## Stated problem
Beginning with the first line, set down every line through the one containing "return 1 - y / H", exactly as it appears, but not the pictures.

## Data lines
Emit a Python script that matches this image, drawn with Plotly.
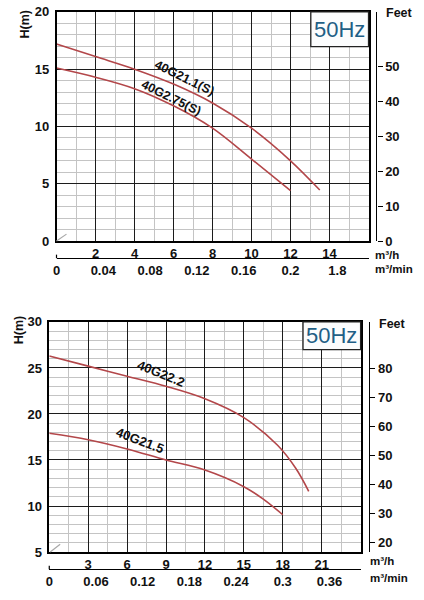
import plotly.graph_objects as go

# ---------------- data (top chart) ----------------
top_q_211 = [0, 2, 4, 6, 8, 10, 12, 13.5]
top_h_211 = [17.2, 16.1, 15.0, 13.7, 12.05, 9.85, 7.0, 4.45]
top_q_275 = [0, 2, 4, 6, 8, 10, 12]
top_h_275 = [15.1, 14.3, 13.3, 11.8, 9.85, 7.15, 4.4]
top_flow_ticks = [2, 4, 6, 8, 10, 12, 14]
top_head_ticks = [0, 5, 10, 15, 20]
top_feet_ticks = [0, 10, 20, 30, 40, 50]
top_min_vals = [0, 0.04, 0.08, 0.12, 0.16, 0.2, 0.24]
top_min_text = ["0", "0.04", "0.08", "0.12", "0.16", "0.2", "1.8"]

# ---------------- data (bottom chart) ----------------
bot_q_222 = [0, 3, 6, 9, 12, 15, 17.6, 19, 20]
bot_h_222 = [26.3, 25.2, 24.1, 23.0, 21.65, 19.6, 16.6, 14.1, 11.6]
bot_q_215 = [0, 3, 6, 9, 12, 15, 16.5, 18]
bot_h_215 = [17.9, 17.2, 16.2, 15.0, 13.9, 12.1, 10.75, 9.05]
bot_flow_ticks = [3, 6, 9, 12, 15, 18, 21]
bot_head_ticks = [5, 10, 15, 20, 25, 30]
bot_feet_ticks = [20, 30, 40, 50, 60, 70, 80]
bot_min_vals = [0, 0.06, 0.12, 0.18, 0.24, 0.3, 0.36]
bot_min_text = ["0", "0.06", "0.12", "0.18", "0.24", "0.3", "0.36"]

FONT = "Liberation Sans, Arial, sans-serif"
TXT = "#111111"
RED = "#b3474a"
MAJ = "#1c1c1c"
MIN = "#c4c4c4"
tickfont = dict(family=FONT, size=13, color=TXT, weight="bold")

W, H = 424, 600
def px(x):
    return x / W
def py(y):
    return 1 - y / H

fig = go.Figure()
fig.add_trace(go.Scatter(x=top_q_211, y=top_h_211, mode="lines", line=dict(color=RED, width=1.6, shape="spline"),
                         xaxis="x", yaxis="y", hoverinfo="skip"))
fig.add_trace(go.Scatter(x=top_q_275, y=top_h_275, mode="lines", line=dict(color=RED, width=1.6, shape="spline"),
                         xaxis="x", yaxis="y", hoverinfo="skip"))
fig.add_trace(go.Scatter(x=bot_q_222, y=bot_h_222, mode="lines", line=dict(color=RED, width=1.6, shape="spline"),
                         xaxis="x3", yaxis="y3", hoverinfo="skip"))
fig.add_trace(go.Scatter(x=bot_q_215, y=bot_h_215, mode="lines", line=dict(color=RED, width=1.6, shape="spline"),
                         xaxis="x3", yaxis="y3", hoverinfo="skip"))
# invisible carriers so the secondary (feet / m³/min) axes are rendered
fig.add_trace(go.Scatter(x=top_min_vals[:1], y=top_feet_ticks[:1], mode="markers", marker=dict(opacity=0),
                         xaxis="x2", yaxis="y2", hoverinfo="skip"))
fig.add_trace(go.Scatter(x=bot_min_vals[:1], y=bot_feet_ticks[:1], mode="markers", marker=dict(opacity=0),
                         xaxis="x4", yaxis="y4", hoverinfo="skip"))

def main_x(domain, rng, tickvals, minor_dtick, anchor):
    return dict(domain=domain, range=rng, tickmode="array", tickvals=tickvals, ticks="",
                showline=True, linecolor="black", linewidth=1.5, mirror=True,
                showgrid=True, gridcolor=MAJ, gridwidth=1.3, zeroline=False,
                minor=dict(tickmode="linear", tick0=0, dtick=minor_dtick, showgrid=True, gridcolor=MIN, gridwidth=1),
                tickfont=tickfont, anchor=anchor, fixedrange=True)

def main_y(domain, rng, tickvals, anchor):
    return dict(domain=domain, range=rng, tickmode="array", tickvals=tickvals, ticks="",
                showline=True, linecolor="black", linewidth=1.5, mirror=True,
                showgrid=True, gridcolor=MAJ, gridwidth=1.3, zeroline=False,
                minor=dict(tickmode="linear", tick0=0, dtick=1, showgrid=True, gridcolor=MIN, gridwidth=1),
                tickfont=tickfont, anchor=anchor, ticklabelstandoff=3, fixedrange=True)

def feet_axis(over, pos, rng, tickvals):
    return dict(overlaying=over, side="right", anchor="free", position=pos, range=rng,
                tickmode="array", tickvals=tickvals, ticks="outside", ticklen=5, tickwidth=1.2,
                tickcolor="black", showline=True, linecolor="black", linewidth=1.2,
                showgrid=False, zeroline=False, tickfont=tickfont, fixedrange=True)

def min_axis(over, pos, rng, tickvals, ticktext):
    return dict(overlaying=over, side="bottom", anchor="free", position=pos, range=rng,
                tickmode="array", tickvals=tickvals, ticktext=ticktext, ticks="",
                showline=True, linecolor="black", linewidth=1.2, showgrid=False, zeroline=False,
                tickfont=tickfont, fixedrange=True)

top_xd = [px(53), px(368)]
top_yd = [py(240), py(5)]
bot_xd = [px(45.7), px(360)]
bot_yd = [py(559), py(323)]

fig.update_layout(
    width=W, height=H, margin=dict(l=0, r=0, t=0, b=0),
    paper_bgcolor="white", plot_bgcolor="white", showlegend=False,
    xaxis=main_x(top_xd, [0, 16], top_flow_ticks, 1, "y"),
    yaxis=main_y(top_yd, [0, 20], top_head_ticks, "x"),
    yaxis2=feet_axis("y", px(376), [0, 65.6], top_feet_ticks),
    xaxis2=min_axis("x", py(257.7), [0, 16 / 60], top_min_vals, top_min_text),
    xaxis3=main_x(bot_xd, [0, 24], bot_flow_ticks, 1.5, "y3"),
    yaxis3=main_y(bot_yd, [5, 30], bot_head_ticks, "x3"),
    yaxis4=feet_axis("y3", px(368.7), [16.75, 95.9], bot_feet_ticks),
    xaxis4=min_axis("x3", py(576.7), [0, 0.4], bot_min_vals, bot_min_text),
)

def ann(x, y, text, size=13, xanchor="center", yanchor="middle", angle=0, xref="paper", yref="paper",
        color=TXT, bold=True):
    fig.add_annotation(x=x, y=y, xref=xref, yref=yref, text=text, showarrow=False,
                       xanchor=xanchor, yanchor=yanchor, textangle=angle,
                       font=dict(family=FONT, size=size, color=color, weight="bold" if bold else "normal"))

# curve labels
ann(6.55, 14.2, "40G21.1(S)", size=12.5, angle=26, xref="x", yref="y")
ann(5.9, 12.5, "40G2.75(S)", size=12.5, angle=26, xref="x", yref="y")
ann(8.6, 24.35, "40G22.2", size=13, angle=22, xref="x3", yref="y3")
ann(7.0, 17.1, "40G21.5", size=13, angle=21, xref="x3", yref="y3")

# axis titles
ann(px(21.7), py(17.5), "H(m)", size=12.5, angle=-90)
ann(px(16), py(331.7), "H(m)", size=12.5, angle=-90)
ann(px(384), py(6), "Feet", size=12.5, xanchor="left")
ann(px(377), py(325), "Feet", size=12.5, xanchor="left")
ann(px(373), py(254.5), "m³/h", size=11.5, xanchor="left")
ann(px(373), py(269), "m³/min", size=11.5, xanchor="left")
ann(px(367), py(568), "m³/h", size=11.5, xanchor="left")
ann(px(367), py(586), "m³/min", size=11.5, xanchor="left")

# 50Hz boxes
for xr, yr, y0 in (("x domain", "y domain", 0.848), ("x3 domain", "y3 domain", 0.88)):
    fig.add_shape(type="rect", xref=xr, yref=yr, x0=0.815, x1=1.0, y0=y0, y1=1.0,
                  line=dict(color="#222222", width=1.3), fillcolor="#fbfcfd", layer="above")
    fig.add_annotation(xref=xr, yref=yr, x=0.9075, y=(y0 + 1) / 2, text="50Hz", showarrow=False,
                       xanchor="center", yanchor="middle",
                       font=dict(family=FONT, size=22, color="#1f5f86"))

# small decorations: corner diagonal and m³/min end ticks
fig.add_shape(type="line", xref="x domain", yref="y domain", x0=0.0, y0=0.0, x1=0.032, y1=0.03,
              line=dict(color="#a8a8a8", width=1.2))
fig.add_shape(type="line", xref="x3 domain", yref="y3 domain", x0=0.003, y0=0.0, x1=0.035, y1=0.034,
              line=dict(color="#a8a8a8", width=1.2))
fig.add_shape(type="line", xref="x domain", yref="paper", x0=0, x1=0, y0=py(257.7), y1=py(254),
              line=dict(color="black", width=1.2))
fig.add_shape(type="line", xref="x3 domain", yref="paper", x0=0, x1=0, y0=py(576.7), y1=py(573),
              line=dict(color="black", width=1.2))

fig.write_html("out.html", config={"displayModeBar": False},
               post_script="document.body.style.margin='0';document.body.style.overflow='hidden';")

## Output for this task
Emit a Python script that matches this image, drawn with Plotly.
import plotly.graph_objects as go

# ---------------- data (top chart) ----------------
top_q_211 = [0, 2, 4, 6, 8, 10, 12, 13.5]
top_h_211 = [17.2, 16.1, 15.0, 13.7, 12.05, 9.85, 7.0, 4.45]
top_q_275 = [0, 2, 4, 6, 8, 10, 12]
top_h_275 = [15.1, 14.3, 13.3, 11.8, 9.85, 7.15, 4.4]
top_flow_ticks = [2, 4, 6, 8, 10, 12, 14]
top_head_ticks = [0, 5, 10, 15, 20]
top_feet_ticks = [0, 10, 20, 30, 40, 50]
top_min_vals = [0, 0.04, 0.08, 0.12, 0.16, 0.2, 0.24]
top_min_text = ["0", "0.04", "0.08", "0.12", "0.16", "0.2", "1.8"]

# ---------------- data (bottom chart) ----------------
bot_q_222 = [0, 3, 6, 9, 12, 15, 17.6, 19, 20]
bot_h_222 = [26.3, 25.2, 24.1, 23.0, 21.65, 19.6, 16.6, 14.1, 11.6]
bot_q_215 = [0, 3, 6, 9, 12, 15, 16.5, 18]
bot_h_215 = [17.9, 17.2, 16.2, 15.0, 13.9, 12.1, 10.75, 9.05]
bot_flow_ticks = [3, 6, 9, 12, 15, 18, 21]
bot_head_ticks = [5, 10, 15, 20, 25, 30]
bot_feet_ticks = [20, 30, 40, 50, 60, 70, 80]
bot_min_vals = [0, 0.06, 0.12, 0.18, 0.24, 0.3, 0.36]
bot_min_text = ["0", "0.06", "0.12", "0.18", "0.24", "0.3", "0.36"]

FONT = "Liberation Sans, Arial, sans-serif"
TXT = "#111111"
RED = "#b3474a"
MAJ = "#1c1c1c"
MIN = "#c4c4c4"
tickfont = dict(family=FONT, size=13, color=TXT, weight="bold")

W, H = 424, 600
def px(x):
    return x / W
def py(y):
    return 1 - y / H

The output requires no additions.